* Start Data lines *

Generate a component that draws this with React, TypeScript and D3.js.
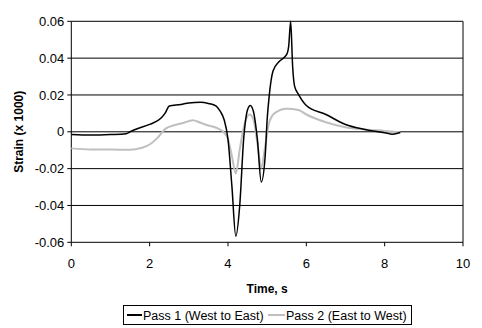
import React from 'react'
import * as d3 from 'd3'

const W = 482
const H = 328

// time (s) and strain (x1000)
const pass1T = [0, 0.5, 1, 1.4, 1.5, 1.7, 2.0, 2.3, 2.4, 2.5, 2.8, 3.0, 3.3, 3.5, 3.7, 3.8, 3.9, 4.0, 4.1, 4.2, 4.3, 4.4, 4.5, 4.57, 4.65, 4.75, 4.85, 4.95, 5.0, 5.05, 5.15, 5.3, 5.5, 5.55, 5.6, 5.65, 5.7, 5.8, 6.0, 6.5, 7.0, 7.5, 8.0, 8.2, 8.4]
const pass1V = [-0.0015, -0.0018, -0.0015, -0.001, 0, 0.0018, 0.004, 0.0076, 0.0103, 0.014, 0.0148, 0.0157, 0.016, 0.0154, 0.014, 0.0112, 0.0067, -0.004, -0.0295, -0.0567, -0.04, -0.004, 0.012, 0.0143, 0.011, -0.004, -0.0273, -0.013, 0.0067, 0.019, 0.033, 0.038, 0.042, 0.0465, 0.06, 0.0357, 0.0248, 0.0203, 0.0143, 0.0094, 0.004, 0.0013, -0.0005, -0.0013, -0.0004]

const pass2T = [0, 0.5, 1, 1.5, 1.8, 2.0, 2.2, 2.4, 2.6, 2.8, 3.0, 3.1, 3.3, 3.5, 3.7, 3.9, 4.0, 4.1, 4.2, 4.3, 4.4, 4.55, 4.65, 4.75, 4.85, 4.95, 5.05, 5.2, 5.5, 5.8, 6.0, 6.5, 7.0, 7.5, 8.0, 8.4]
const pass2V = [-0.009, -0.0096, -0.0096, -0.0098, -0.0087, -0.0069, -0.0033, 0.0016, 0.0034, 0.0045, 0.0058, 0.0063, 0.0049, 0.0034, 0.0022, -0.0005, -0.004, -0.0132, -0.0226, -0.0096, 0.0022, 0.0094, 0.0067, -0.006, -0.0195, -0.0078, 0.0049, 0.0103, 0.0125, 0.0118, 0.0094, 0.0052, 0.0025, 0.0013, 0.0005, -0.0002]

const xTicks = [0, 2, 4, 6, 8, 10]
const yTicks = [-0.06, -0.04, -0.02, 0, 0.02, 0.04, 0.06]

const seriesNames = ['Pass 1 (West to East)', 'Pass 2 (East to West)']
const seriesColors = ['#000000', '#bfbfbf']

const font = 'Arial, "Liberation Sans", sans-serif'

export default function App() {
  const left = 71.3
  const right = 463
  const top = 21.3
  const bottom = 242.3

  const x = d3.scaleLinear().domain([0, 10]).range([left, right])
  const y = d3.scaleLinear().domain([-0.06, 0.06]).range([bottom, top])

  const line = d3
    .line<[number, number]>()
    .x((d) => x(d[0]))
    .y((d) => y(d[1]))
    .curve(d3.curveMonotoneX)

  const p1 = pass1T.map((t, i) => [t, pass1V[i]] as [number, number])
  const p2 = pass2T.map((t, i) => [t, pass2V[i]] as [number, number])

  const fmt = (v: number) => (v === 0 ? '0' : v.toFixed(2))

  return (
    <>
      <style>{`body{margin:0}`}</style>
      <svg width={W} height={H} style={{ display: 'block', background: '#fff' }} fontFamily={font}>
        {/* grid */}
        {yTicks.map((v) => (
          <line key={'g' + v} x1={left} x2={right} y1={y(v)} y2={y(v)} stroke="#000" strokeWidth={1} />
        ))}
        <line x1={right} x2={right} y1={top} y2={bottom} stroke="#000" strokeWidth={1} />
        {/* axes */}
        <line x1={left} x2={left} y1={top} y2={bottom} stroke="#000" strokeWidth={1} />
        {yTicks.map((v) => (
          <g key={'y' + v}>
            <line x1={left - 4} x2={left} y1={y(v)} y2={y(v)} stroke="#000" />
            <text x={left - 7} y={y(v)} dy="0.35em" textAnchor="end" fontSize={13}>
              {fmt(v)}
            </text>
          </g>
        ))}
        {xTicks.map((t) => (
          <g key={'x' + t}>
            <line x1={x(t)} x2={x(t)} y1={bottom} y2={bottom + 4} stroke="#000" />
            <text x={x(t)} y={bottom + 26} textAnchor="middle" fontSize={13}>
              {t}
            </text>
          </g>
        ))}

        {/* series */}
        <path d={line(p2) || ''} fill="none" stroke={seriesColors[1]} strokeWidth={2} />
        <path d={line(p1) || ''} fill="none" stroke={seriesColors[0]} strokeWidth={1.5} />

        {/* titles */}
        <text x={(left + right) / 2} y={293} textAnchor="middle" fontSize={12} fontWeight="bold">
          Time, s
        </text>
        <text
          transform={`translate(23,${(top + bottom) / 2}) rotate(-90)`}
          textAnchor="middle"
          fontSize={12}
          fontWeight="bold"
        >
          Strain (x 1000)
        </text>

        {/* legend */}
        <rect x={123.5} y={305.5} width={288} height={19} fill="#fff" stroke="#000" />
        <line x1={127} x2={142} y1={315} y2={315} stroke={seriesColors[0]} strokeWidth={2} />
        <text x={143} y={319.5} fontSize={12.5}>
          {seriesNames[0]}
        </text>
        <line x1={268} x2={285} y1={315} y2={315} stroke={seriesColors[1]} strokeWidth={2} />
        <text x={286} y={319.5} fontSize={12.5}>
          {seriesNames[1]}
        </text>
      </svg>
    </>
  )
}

* End Data lines *

▶ [Written task] Write down every line from the opening of the listing to the line with "const H = 328", both included, and nothing else; the pictures are omitted.

▶ [Solution]
Generate a component that draws this with React, TypeScript and D3.js.
import React from 'react'
import * as d3 from 'd3'

const W = 482
const H = 328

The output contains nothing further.